“This was therapy,” Christine McVie said, in 2022, of recording her 2004 album, In The Meantime. “I was coming out of a relationship and just got it all off my chest.” McVie’s third and final solo album was underheard and underappreciated on release. Now, with In The Meantime freshly reissued both on vinyl and in a gorgeous new Dolby Atmos mix, the time is ripe for its reappraisal – as Dan Perfect, McVie’s nephew and the album’s co-producer/co-writer, tells Dig! in this exclusive interview.
Listen to ‘In The Meantime’ here.
Returning to England: “I’d just had enough”
A mainstay of Fleetwood Mac throughout many of the band’s ever-changing line-ups, Christine McVie had not been a prolific solo artist. She had released one self-titled album in 1970 (Christine Perfect, issued under her maiden name) and another in 1984 (Christine McVie). Her incredible career in Fleetwood Mac, alongside the demands of touring with the band, had left her without much time and energy for writing and recording music under her own name.

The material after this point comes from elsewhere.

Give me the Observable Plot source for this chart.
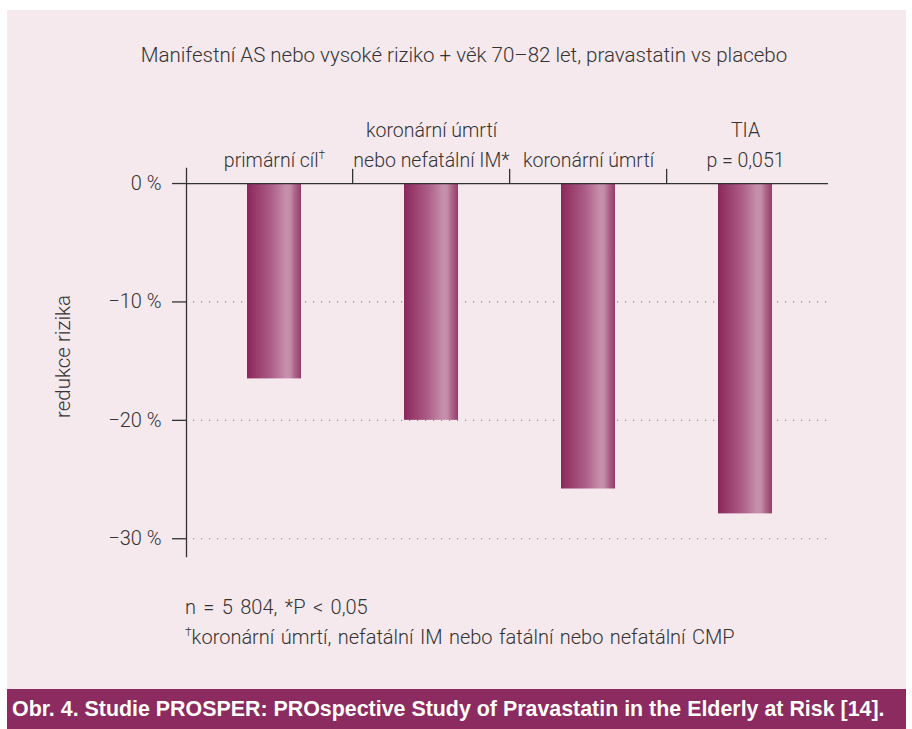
<!DOCTYPE html>
<html>
<head>
<meta charset="utf-8">
<script src="https://cdn.jsdelivr.net/npm/d3@7"></script>
<script src="https://cdn.jsdelivr.net/npm/@observablehq/plot@0.6"></script>
<style>
  body { margin: 0; background: #ffffff; width: 912px; height: 729px; position: relative; overflow: hidden; font-family: Roboto, "Liberation Sans", sans-serif; }
  #panel { position: absolute; left: 7px; top: 10px; width: 899px; height: 679px; background: #f5e9ee; }
  #title { position: absolute; left: 0; top: 34px; width: 914px; text-align: center; font-size: 20.5px; line-height: 22px; font-weight: 300; color: #333; }
  #chart { position: absolute; left: 0; top: 70px; }
  #notes { position: absolute; left: 178px; top: 582px; font-size: 20px; line-height: 30px; font-weight: 300; color: #333; white-space: nowrap; }
  #notes .l1 { word-spacing: 2.5px; }
  #notes .l2 { word-spacing: 1.5px; }
  #notes sup { font-size: 12px; vertical-align: 8px; line-height: 0; }
  #banner { position: absolute; left: 7px; top: 689px; width: 899px; height: 40px; background: #8b2b5f; color: #fff; font-family: "Liberation Sans", Arial, sans-serif; font-weight: bold; font-size: 21.4px; line-height: 40px; padding-left: 5px; box-sizing: border-box; white-space: nowrap; }
</style>
</head>
<body>
<div id="panel">
  <div id="title"></div>
  <div id="chart"></div>
  <div id="notes"></div>
</div>
<div id="banner"></div>
<script>
// ---- data ----
const categories = ["primární cíl", "koronární úmrtí nebo nefatální IM", "koronární úmrtí", "TIA"];
const categoryLabels = ["primární cíl†", "koronární úmrtí\nnebo nefatální IM*", "koronární úmrtí", "TIA\np = 0,051"];
const riskReduction = [-16.5, -20.0, -25.8, -27.9];
const yTicks = [0, -10, -20, -30];
const titleText = "Manifestní AS nebo vysoké riziko + věk 70–82 let, pravastatin vs placebo";
const yLabel = "redukce rizika";
const noteLines = ["n = 5 804, *P < 0,05", "†koronární úmrtí, nefatální IM nebo fatální nebo nefatální CMP"];
const bannerText = "Obr. 4. Studie PROSPER: PROspective Study of Pravastatin in the Elderly at Risk [14].";

const data = categories.map((c, i) => ({cat: c, label: categoryLabels[i], value: riskReduction[i]}));

document.getElementById("title").textContent = titleText;
document.getElementById("banner").textContent = bannerText;
document.getElementById("notes").innerHTML =
  noteLines.map((l, i) => `<span class="l${i + 1}">` + l.replace("†", "<sup>†</sup>") + "</span>").join("<br>");

const ink = "#333333";
const W = 899, H = 490, mL = 179, mR = 78, mT = 88, mB = 14;
const pInner = 0.6576, pOuter = 0.364;
const step = (W - mL - mR) / (categories.length - pInner + 2 * pOuter);

const defs = () => {
  const d = d3.create("svg:defs");
  const g = d.append("linearGradient").attr("id", "barGrad").attr("x1", 0).attr("x2", 1).attr("y1", 0).attr("y2", 0);
  [[0, "#8a285b"], [0.1, "#923364"], [0.45, "#ad5e88"], [0.72, "#c68fab"], [0.8, "#c48ca8"], [0.88, "#ae678c"], [1, "#973b69"]]
    .forEach(([o, c]) => g.append("stop").attr("offset", o).attr("stop-color", c));
  return d.node();
};

const chart = Plot.plot({
  width: W, height: H,
  marginLeft: mL, marginRight: mR, marginTop: mT, marginBottom: mB,
  style: {background: "transparent", fontFamily: "Roboto, sans-serif", overflow: "visible"},
  x: {type: "band", domain: categories, paddingInner: pInner, paddingOuter: pOuter, align: 0.52, axis: null},
  y: {domain: [-31.5, 1.27], axis: null},
  marks: [
    defs,
    Plot.ruleY(yTicks.filter(t => t !== 0), {y: d => d, stroke: "#8a8a8a", strokeWidth: 1.2, strokeDasharray: "1.2,6.8", insetLeft: 7}),
    Plot.barY(data, {x: "cat", y: "value", fill: "url(#barGrad)"}),
    Plot.frame({anchor: "left", stroke: ink, strokeWidth: 1.3}),
    Plot.ruleY([0], {stroke: ink, strokeWidth: 1.3}),
    Plot.ruleX(categories.slice(1), {x: d => d, y1: 0, y2: 1.2, dx: -step / 2, stroke: ink, strokeWidth: 1.3}),
    Plot.axisY(yTicks, {tickSize: 14, tickPadding: 11, color: ink, strokeWidth: 1.3, fontSize: 20, fontWeight: 300, label: null,
      tickFormat: d => d === 0 ? "0 %" : "\u2212" + Math.abs(d) + " %"}),
    Plot.text(data, {x: "cat", y: 0, text: "label", lineAnchor: "bottom", dy: -17, lineHeight: 1.54, fontSize: 19.5, fontWeight: 300, fill: ink}),
    Plot.text([yLabel], {frameAnchor: "left", textAnchor: "middle", text: d => d, rotate: -90, dx: -123, dy: -6, fontSize: 20.5, fontWeight: 300, fill: ink})
  ]
});

// superscript dagger inside svg text
chart.querySelectorAll("text, tspan").forEach(el => {
  el.childNodes.forEach(n => {
    if (n.nodeType === 3 && n.nodeValue.includes("†")) {
      const parts = n.nodeValue.split("†");
      n.nodeValue = parts[0];
      const t = document.createElementNS("http://www.w3.org/2000/svg", "tspan");
      t.setAttribute("font-size", "12");
      t.setAttribute("dy", "-8");
      t.textContent = "†";
      n.after(t);
    }
  });
});

document.getElementById("chart").appendChild(chart);
</script>
</body>
</html>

McVie left the group in 1998. “I was tired of living out of a suitcase, tired of travel, plus I had a fear of flying,” she said in 2017. “I’d been doing it longer than Stevie [Nicks] and Lindsey [Buckingham], and I’d just had enough. Plus, my father was really sick and I wanted to come back to England and rediscover my roots, and I was quite adamant that this was what I wanted to do.”
Dan Perfect remembers how his aunt begin considering a return to recording. “Chris, in the late 90s, she pretty much thought she’d retired,” he tells Dig! “She came back to England, bought a country house, and got the dogs. The reality of it was that she was bored out of her brains. And it took her quite a bit of time for her to really realise that.”